You would have a hard time buying the claim that the cold you woke up with this morning was caused by sunrise as your cold started after the sun rose. Yet, you would probably assume that, if your doctor prescribed antibiotics for that very same cold and after a few days you felt better, that the antibiotics beat off the cold.

No, cause and effect have not been established. Your cold might have gotten better anyway. Just because you took the antibiotics and you felt better, doesn’t mean that these very same antibiotics worked wonders on a viral illness. There are many other examples in medicine: If a child happens to be diagnosed with autism after an immunization, the immunization did not necessarily cause this awful disease. If your chest hurts less after the third drink, this doesn’t prove that the chest pain is nothing to worry about; conversely if your chest pain improves with aspirin, it doesn’t always imply that the pain is from your heart. If you take Vitamin C and don’t get a cold like your buddies did, this does not prove that Vitamin C worked to prevent that cold.
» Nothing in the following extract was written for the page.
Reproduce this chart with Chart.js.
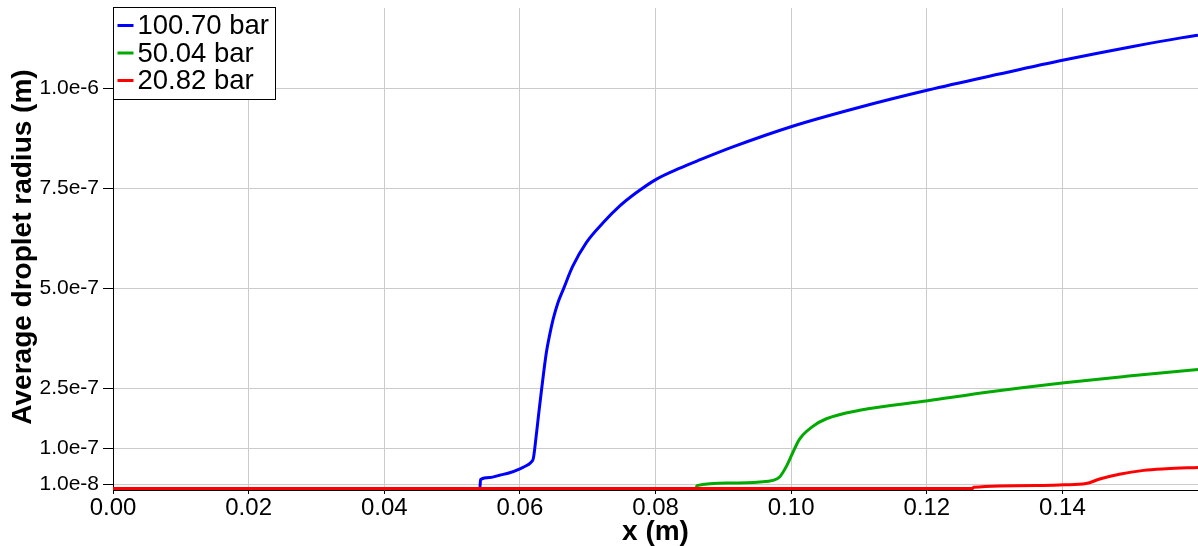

To prove cause and effect, rigorous studies with enough subjects to be able to provide that statistical power are needed. Ideally, the study should be double blinded, which basically means that neither the patient nor the researcher knows whether dummy pills (placebo) or the real deal was administered. Why? If you believe something will work then you often feel better, regardless whether the medication actually worked. This is called the placebo effect.

What else is needed to prove a medication works? The study should be reviewed by other independent researchers who don’t work directly with the authors. It should be published so that others can review and perhaps try to repeat the findings.

Sometimes, anecdotal evidence ( cause and effect ) can be useful as a springboard for further research. For example. Parkinsons’ patients treated with Amantadine suffered fewer episodes of influenza. Did the Amantadine prevent influenza? Well, after years of research, it was shown that indeed Amantadine worked to prevent the flu.

Yes. it takes time and effort to sort cause and effect out. In the long run however, quality evidence is much better than just hearsay.